WRITTEN PROBLEM – Working from the top of the listing below, retype each line through the line containing "import * as echarts from 'echarts';", both included, with no pictures.

SOURCE MATERIAL –
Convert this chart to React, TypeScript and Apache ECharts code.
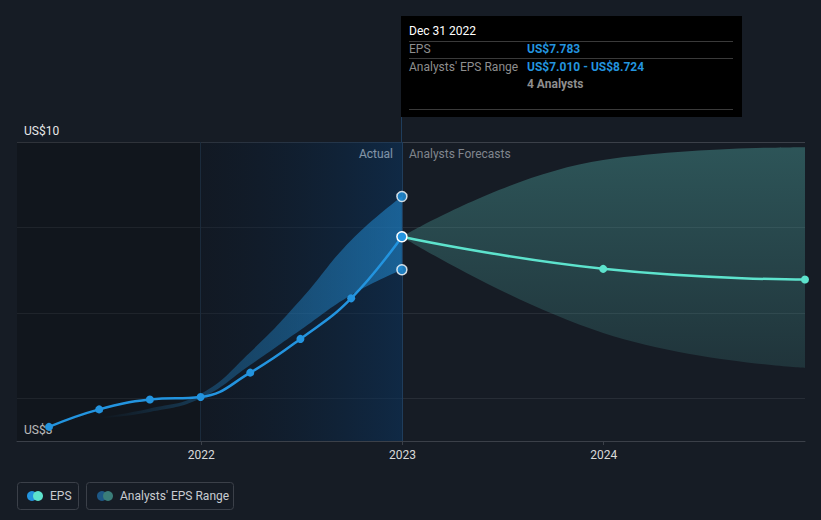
import React, { useEffect, useRef } from 'react';
import * as echarts from 'echarts';

const epsDates = ['2021-03-31', '2021-06-30', '2021-09-30', '2021-12-31', '2022-03-31', '2022-06-30', '2022-09-30', '2022-12-31'];
const epsValues = [3.33, 3.74, 3.97, 4.03, 4.6, 5.39, 6.34, 7.783];
const rangeDates = ['2021-06-30', '2021-09-30', '2021-12-31', '2022-03-31', '2022-06-30', '2022-09-30', '2022-12-31'];
const rangeLow = [3.53, 3.68, 4.0, 4.78, 5.6, 6.42, 7.01];
const rangeHigh = [3.55, 3.76, 4.1, 5.08, 6.3, 7.7, 8.724];
const forecastDates = ['2022-12-31', '2023-12-31', '2024-12-31'];
const forecastValues = [7.783, 7.03, 6.78];
const forecastLow = [7.783, 5.53, 4.71];
const forecastHigh = [7.783, 9.58, 9.88];
const yearTicks = ['2022-01-01', '2023-01-01', '2024-01-01'];
const axisMinDate = '2021-02-01';
const axisMaxDate = '2024-12-31';
const yMin = 3;
const yMax = 10;

const FONT = 'Roboto, "Noto Sans", sans-serif';

const ts = (d: string) => new Date(d + 'T00:00:00').getTime();

export default function App() {
  const ref = useRef<HTMLDivElement>(null);

  useEffect(() => {
    if (!ref.current) return;
    const chart = echarts.init(ref.current, undefined, { renderer: 'svg' });

    const histLow = rangeDates.map((d, i) => [ts(d), rangeLow[i]]);
    const histDiff = rangeDates.map((d, i) => [ts(d), +(rangeHigh[i] - rangeLow[i]).toFixed(3)]);
    const fcLow = forecastDates.map((d, i) => [ts(d), forecastLow[i]]);
    const fcDiff = forecastDates.map((d, i) => [ts(d), +(forecastHigh[i] - forecastLow[i]).toFixed(3)]);
    const epsData = epsDates.map((d, i) =>
      i === epsDates.length - 1
        ? { value: [ts(d), epsValues[i]], symbolSize: 10, itemStyle: { borderColor: '#ffffff', borderWidth: 1.5 } }
        : { value: [ts(d), epsValues[i]] }
    );
    const fcData = forecastDates.map((d, i) =>
      i === 0 ? { value: [ts(d), forecastValues[i]], symbol: 'none' } : { value: [ts(d), forecastValues[i]] }
    );
    const lastRange = rangeDates.length - 1;
    const rangeEnds = [
      [ts(rangeDates[lastRange]), rangeLow[lastRange]],
      [ts(rangeDates[lastRange]), rangeHigh[lastRange]],
    ];

    const tipText = (x: number, y: number, text: string, fill: string, bold = false) => ({
      type: 'text',
      x,
      y,
      style: { text, fill, font: `${bold ? 'bold ' : ''}12px ${FONT}`, verticalAlign: 'middle' },
    });
    const tipLine = (y: number) => ({
      type: 'line',
      shape: { x1: 409, y1: y, x2: 733, y2: y },
      style: { stroke: '#3a3a3a', lineWidth: 1 },
    });

    const bandLine = {
      type: 'line',
      xAxisIndex: 1,
      smooth: 0.45,
      symbol: 'none',
      silent: true,
      lineStyle: { width: 0, opacity: 0 },
    };

    chart.setOption({
      animation: false,
      backgroundColor: '#161c25',
      grid: { left: 17, right: 16, top: 142, bottom: 79 },
      xAxis: [
        {
          type: 'value',
          min: ts(axisMinDate),
          max: ts(axisMaxDate),
          axisLine: { show: true, lineStyle: { color: '#3b4049', width: 1 } },
          axisTick: {
            show: true,
            length: 4,
            lineStyle: { color: '#3b4049' },
            customValues: yearTicks.map(ts),
          },
          axisLabel: {
            color: '#d9d9d9',
            fontSize: 12,
            fontFamily: FONT,
            margin: 8,
            customValues: yearTicks.map(ts),
            formatter: (v: number) => String(new Date(v).getFullYear()),
          },
          splitLine: { show: false },
        },
        {
          type: 'time',
          show: false,
          position: 'bottom',
          min: ts(axisMinDate),
          max: ts(axisMaxDate),
          splitLine: { show: false },
        },
      ],
      yAxis: {
        type: 'value',
        min: yMin,
        max: yMax,
        splitNumber: 4,
        axisLine: { show: false },
        axisTick: { show: false },
        axisLabel: {
          inside: true,
          showMinLabel: true,
          showMaxLabel: true,
          color: '#e8e8e8',
          fontSize: 12,
          fontFamily: FONT,
          margin: 7,
          verticalAlign: 'bottom',
          padding: [0, 0, 5, 0],
          formatter: (v: number) => (v === yMax ? 'US$10' : v === yMin ? 'US$3' : ''),
        },
        splitLine: {
          show: true,
          lineStyle: { color: ['#3b4049', '#272d36', '#272d36', '#272d36', '#3b4049'], width: 1 },
        },
      },
      series: [
        {
          type: 'line',
          name: 'bg',
          xAxisIndex: 0,
          data: [],
          silent: true,
          z: 1,
          markArea: {
            silent: true,
            data: [
              [
                { xAxis: ts(axisMinDate), itemStyle: { color: 'rgba(0,0,0,0.2)' } },
                { xAxis: ts('2021-12-31') },
              ],
              [
                {
                  xAxis: ts('2021-12-31'),
                  itemStyle: {
                    color: new echarts.graphic.LinearGradient(0, 0, 1, 0, [
                      { offset: 0, color: 'rgba(8,18,32,0.3)' },
                      { offset: 1, color: 'rgba(10,52,95,0.55)' },
                    ]),
                  },
                },
                { xAxis: ts('2022-12-31') },
              ],
            ],
          },
          markLine: {
            silent: true,
            symbol: 'none',
            label: { show: false },
            data: [
              { xAxis: ts('2021-12-31'), lineStyle: { color: '#1b2b3c', type: 'solid', width: 1 } },
              { xAxis: ts('2022-12-31'), lineStyle: { color: '#1f3d5c', type: 'solid', width: 1 } },
            ],
          },
        },
        { ...bandLine, name: 'histLow', data: histLow, stack: 'hist' },
        {
          ...bandLine,
          name: "Analysts' EPS Range",
          data: histDiff,
          stack: 'hist',
          areaStyle: {
            opacity: 1,
            color: new echarts.graphic.LinearGradient(0, 0, 1, 0, [
              { offset: 0, color: 'rgba(35,148,223,0)' },
              { offset: 0.35, color: 'rgba(35,148,223,0.3)' },
              { offset: 1, color: 'rgba(35,148,223,0.52)' },
            ]),
          },
        },
        { ...bandLine, name: 'fcLow', data: fcLow, stack: 'fc' },
        {
          ...bandLine,
          name: 'fcRange',
          data: fcDiff,
          stack: 'fc',
          areaStyle: {
            opacity: 1,
            color: new echarts.graphic.LinearGradient(0, 0, 0, 1, [
              { offset: 0, color: 'rgba(80,170,165,0.4)' },
              { offset: 1, color: 'rgba(80,170,165,0.17)' },
            ]),
          },
        },
        {
          type: 'line',
          name: 'Forecast',
          xAxisIndex: 1,
          data: fcData,
          smooth: 0.5,
          symbol: 'circle',
          symbolSize: 8,
          itemStyle: { color: '#5de3cd' },
          lineStyle: { color: '#5de3cd', width: 2.5 },
          z: 4,
        },
        {
          type: 'line',
          name: 'EPS',
          xAxisIndex: 1,
          data: epsData,
          smooth: 0.45,
          symbol: 'circle',
          symbolSize: 8,
          itemStyle: { color: '#2394df' },
          lineStyle: { color: '#2394df', width: 2.5 },
          z: 5,
        },
        {
          type: 'scatter',
          name: 'rangeEnds',
          xAxisIndex: 1,
          data: rangeEnds,
          symbolSize: 10,
          itemStyle: { color: '#2394df', borderColor: '#ffffff', borderWidth: 1.5 },
          z: 5,
        },
      ],
      graphic: [
        {
          type: 'line',
          shape: { x1: 401.5, y1: 117, x2: 401.5, y2: 142 },
          style: { stroke: '#1f3d5c', lineWidth: 1 },
        },
        {
          type: 'rect',
          shape: { x: 401, y: 16, width: 341, height: 101 },
          style: { fill: '#000000' },
        },
        tipText(409, 31, 'Dec 31 2022', '#ffffff'),
        tipLine(41.5),
        tipText(409, 48.5, 'EPS', '#8e8e8e'),
        tipText(527, 48.5, 'US$7.783', '#2394df', true),
        tipLine(58.5),
        tipText(409, 66.5, "Analysts' EPS Range", '#8e8e8e'),
        tipText(527, 66.5, 'US$7.010 - US$8.724', '#2394df', true),
        tipText(527, 83.5, '4 Analysts', '#8e8e8e', true),
        tipLine(109.5),
        {
          type: 'text',
          x: 393,
          y: 154,
          style: { text: 'Actual', fill: '#ffffff', font: `12px ${FONT}`, align: 'right', verticalAlign: 'middle' },
        },
        {
          type: 'text',
          x: 409,
          y: 154,
          style: { text: 'Analysts Forecasts', fill: '#80858d', font: `12px ${FONT}`, verticalAlign: 'middle' },
        },
        {
          type: 'rect',
          shape: { x: 17.5, y: 482.5, width: 61, height: 27, r: 3 },
          style: { fill: 'none', stroke: '#3b4049', lineWidth: 1 },
        },
        { type: 'circle', shape: { cx: 32, cy: 496, r: 5 }, style: { fill: '#2394df' } },
        { type: 'circle', shape: { cx: 38, cy: 496, r: 5 }, style: { fill: '#5de3cd' } },
        {
          type: 'text',
          x: 50,
          y: 496,
          style: { text: 'EPS', fill: '#c9ccd1', font: `12px ${FONT}`, verticalAlign: 'middle' },
        },
        {
          type: 'rect',
          shape: { x: 86.5, y: 482.5, width: 147, height: 27, r: 3 },
          style: { fill: 'none', stroke: '#3b4049', lineWidth: 1 },
        },
        { type: 'circle', shape: { cx: 102, cy: 496, r: 5 }, style: { fill: '#1d5886' } },
        { type: 'circle', shape: { cx: 108, cy: 496, r: 5 }, style: { fill: '#3a7d79' } },
        {
          type: 'text',
          x: 120,
          y: 496,
          style: { text: "Analysts' EPS Range", fill: '#c9ccd1', font: `12px ${FONT}`, verticalAlign: 'middle' },
        },
      ],
    });

    return () => chart.dispose();
  }, []);

  return <div ref={ref} style={{ position: 'fixed', left: 0, top: 0, width: 821, height: 520 }} />;
}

TASK SOLUTION –
Convert this chart to React, TypeScript and Apache ECharts code.
import React, { useEffect, useRef } from 'react';
import * as echarts from 'echarts';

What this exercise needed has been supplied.